SUPPLIED INFORMATION:
========
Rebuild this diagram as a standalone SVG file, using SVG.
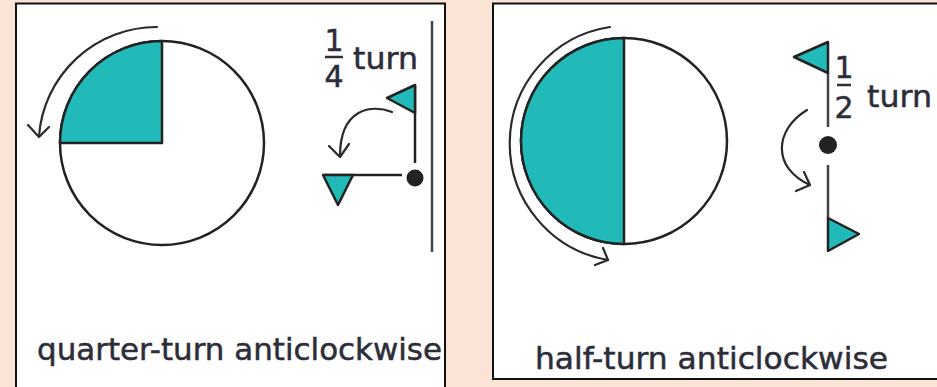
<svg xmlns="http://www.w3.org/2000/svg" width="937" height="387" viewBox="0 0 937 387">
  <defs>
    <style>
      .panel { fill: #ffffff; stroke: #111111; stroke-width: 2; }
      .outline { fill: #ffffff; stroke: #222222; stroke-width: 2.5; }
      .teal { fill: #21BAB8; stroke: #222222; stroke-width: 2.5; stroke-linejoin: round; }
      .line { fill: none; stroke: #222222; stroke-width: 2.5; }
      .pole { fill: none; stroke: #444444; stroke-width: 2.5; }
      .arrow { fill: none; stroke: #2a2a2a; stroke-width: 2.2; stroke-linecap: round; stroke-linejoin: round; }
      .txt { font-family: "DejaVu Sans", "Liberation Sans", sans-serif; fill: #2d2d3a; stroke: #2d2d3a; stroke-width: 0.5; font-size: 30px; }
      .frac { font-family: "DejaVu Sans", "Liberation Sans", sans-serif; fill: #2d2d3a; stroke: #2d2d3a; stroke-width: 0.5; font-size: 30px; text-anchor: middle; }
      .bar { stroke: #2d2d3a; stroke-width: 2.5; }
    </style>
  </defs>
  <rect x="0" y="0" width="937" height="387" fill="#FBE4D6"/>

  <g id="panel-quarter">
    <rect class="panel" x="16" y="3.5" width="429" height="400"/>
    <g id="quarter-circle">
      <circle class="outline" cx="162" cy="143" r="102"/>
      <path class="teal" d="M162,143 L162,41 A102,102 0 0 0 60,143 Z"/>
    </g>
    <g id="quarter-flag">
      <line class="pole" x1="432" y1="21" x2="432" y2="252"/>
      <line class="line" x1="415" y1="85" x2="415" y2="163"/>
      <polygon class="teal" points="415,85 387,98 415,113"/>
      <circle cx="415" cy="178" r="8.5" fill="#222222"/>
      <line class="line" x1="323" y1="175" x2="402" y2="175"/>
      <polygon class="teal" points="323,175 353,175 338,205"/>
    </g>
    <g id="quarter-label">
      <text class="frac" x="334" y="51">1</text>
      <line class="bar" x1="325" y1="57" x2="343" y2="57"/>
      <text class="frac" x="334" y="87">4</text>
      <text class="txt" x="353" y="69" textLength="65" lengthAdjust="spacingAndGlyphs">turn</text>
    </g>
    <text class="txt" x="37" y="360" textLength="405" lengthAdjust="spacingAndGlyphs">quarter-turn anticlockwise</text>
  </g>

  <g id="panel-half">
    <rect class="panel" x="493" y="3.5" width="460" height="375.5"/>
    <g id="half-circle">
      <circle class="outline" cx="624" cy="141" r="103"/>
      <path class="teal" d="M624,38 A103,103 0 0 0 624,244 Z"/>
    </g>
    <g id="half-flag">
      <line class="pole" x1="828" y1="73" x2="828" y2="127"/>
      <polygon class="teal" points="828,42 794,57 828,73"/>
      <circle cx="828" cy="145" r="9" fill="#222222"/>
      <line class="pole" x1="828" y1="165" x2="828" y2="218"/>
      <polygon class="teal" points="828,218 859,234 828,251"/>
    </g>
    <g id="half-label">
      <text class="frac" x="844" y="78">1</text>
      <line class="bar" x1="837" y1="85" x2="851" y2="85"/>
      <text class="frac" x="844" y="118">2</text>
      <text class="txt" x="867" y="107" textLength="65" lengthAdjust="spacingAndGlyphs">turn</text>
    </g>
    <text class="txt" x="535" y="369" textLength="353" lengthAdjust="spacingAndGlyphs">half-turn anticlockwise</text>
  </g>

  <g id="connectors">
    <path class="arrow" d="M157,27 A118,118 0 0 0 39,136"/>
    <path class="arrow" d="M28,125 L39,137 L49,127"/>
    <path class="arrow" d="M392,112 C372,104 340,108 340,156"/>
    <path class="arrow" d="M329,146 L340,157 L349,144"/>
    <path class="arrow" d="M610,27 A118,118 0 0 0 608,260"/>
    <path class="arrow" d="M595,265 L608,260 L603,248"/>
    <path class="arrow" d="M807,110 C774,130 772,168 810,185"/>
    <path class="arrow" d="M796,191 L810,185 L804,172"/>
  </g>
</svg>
========
WHAT THE TASK REQUIRES: Copy the listing word for word, excluding its pictures.

SOLUTION FOR THIS EXERCISE:
Rebuild this diagram as a standalone SVG file, using SVG.
<svg xmlns="http://www.w3.org/2000/svg" width="937" height="387" viewBox="0 0 937 387">
  <defs>
    <style>
      .panel { fill: #ffffff; stroke: #111111; stroke-width: 2; }
      .outline { fill: #ffffff; stroke: #222222; stroke-width: 2.5; }
      .teal { fill: #21BAB8; stroke: #222222; stroke-width: 2.5; stroke-linejoin: round; }
      .line { fill: none; stroke: #222222; stroke-width: 2.5; }
      .pole { fill: none; stroke: #444444; stroke-width: 2.5; }
      .arrow { fill: none; stroke: #2a2a2a; stroke-width: 2.2; stroke-linecap: round; stroke-linejoin: round; }
      .txt { font-family: "DejaVu Sans", "Liberation Sans", sans-serif; fill: #2d2d3a; stroke: #2d2d3a; stroke-width: 0.5; font-size: 30px; }
      .frac { font-family: "DejaVu Sans", "Liberation Sans", sans-serif; fill: #2d2d3a; stroke: #2d2d3a; stroke-width: 0.5; font-size: 30px; text-anchor: middle; }
      .bar { stroke: #2d2d3a; stroke-width: 2.5; }
    </style>
  </defs>
  <rect x="0" y="0" width="937" height="387" fill="#FBE4D6"/>

  <g id="panel-quarter">
    <rect class="panel" x="16" y="3.5" width="429" height="400"/>
    <g id="quarter-circle">
      <circle class="outline" cx="162" cy="143" r="102"/>
      <path class="teal" d="M162,143 L162,41 A102,102 0 0 0 60,143 Z"/>
    </g>
    <g id="quarter-flag">
      <line class="pole" x1="432" y1="21" x2="432" y2="252"/>
      <line class="line" x1="415" y1="85" x2="415" y2="163"/>
      <polygon class="teal" points="415,85 387,98 415,113"/>
      <circle cx="415" cy="178" r="8.5" fill="#222222"/>
      <line class="line" x1="323" y1="175" x2="402" y2="175"/>
      <polygon class="teal" points="323,175 353,175 338,205"/>
    </g>
    <g id="quarter-label">
      <text class="frac" x="334" y="51">1</text>
      <line class="bar" x1="325" y1="57" x2="343" y2="57"/>
      <text class="frac" x="334" y="87">4</text>
      <text class="txt" x="353" y="69" textLength="65" lengthAdjust="spacingAndGlyphs">turn</text>
    </g>
    <text class="txt" x="37" y="360" textLength="405" lengthAdjust="spacingAndGlyphs">quarter-turn anticlockwise</text>
  </g>

  <g id="panel-half">
    <rect class="panel" x="493" y="3.5" width="460" height="375.5"/>
    <g id="half-circle">
      <circle class="outline" cx="624" cy="141" r="103"/>
      <path class="teal" d="M624,38 A103,103 0 0 0 624,244 Z"/>
    </g>
    <g id="half-flag">
      <line class="pole" x1="828" y1="73" x2="828" y2="127"/>
      <polygon class="teal" points="828,42 794,57 828,73"/>
      <circle cx="828" cy="145" r="9" fill="#222222"/>
      <line class="pole" x1="828" y1="165" x2="828" y2="218"/>
      <polygon class="teal" points="828,218 859,234 828,251"/>
    </g>
    <g id="half-label">
      <text class="frac" x="844" y="78">1</text>
      <line class="bar" x1="837" y1="85" x2="851" y2="85"/>
      <text class="frac" x="844" y="118">2</text>
      <text class="txt" x="867" y="107" textLength="65" lengthAdjust="spacingAndGlyphs">turn</text>
    </g>
    <text class="txt" x="535" y="369" textLength="353" lengthAdjust="spacingAndGlyphs">half-turn anticlockwise</text>
  </g>

  <g id="connectors">
    <path class="arrow" d="M157,27 A118,118 0 0 0 39,136"/>
    <path class="arrow" d="M28,125 L39,137 L49,127"/>
    <path class="arrow" d="M392,112 C372,104 340,108 340,156"/>
    <path class="arrow" d="M329,146 L340,157 L349,144"/>
    <path class="arrow" d="M610,27 A118,118 0 0 0 608,260"/>
    <path class="arrow" d="M595,265 L608,260 L603,248"/>
    <path class="arrow" d="M807,110 C774,130 772,168 810,185"/>
    <path class="arrow" d="M796,191 L810,185 L804,172"/>
  </g>
</svg>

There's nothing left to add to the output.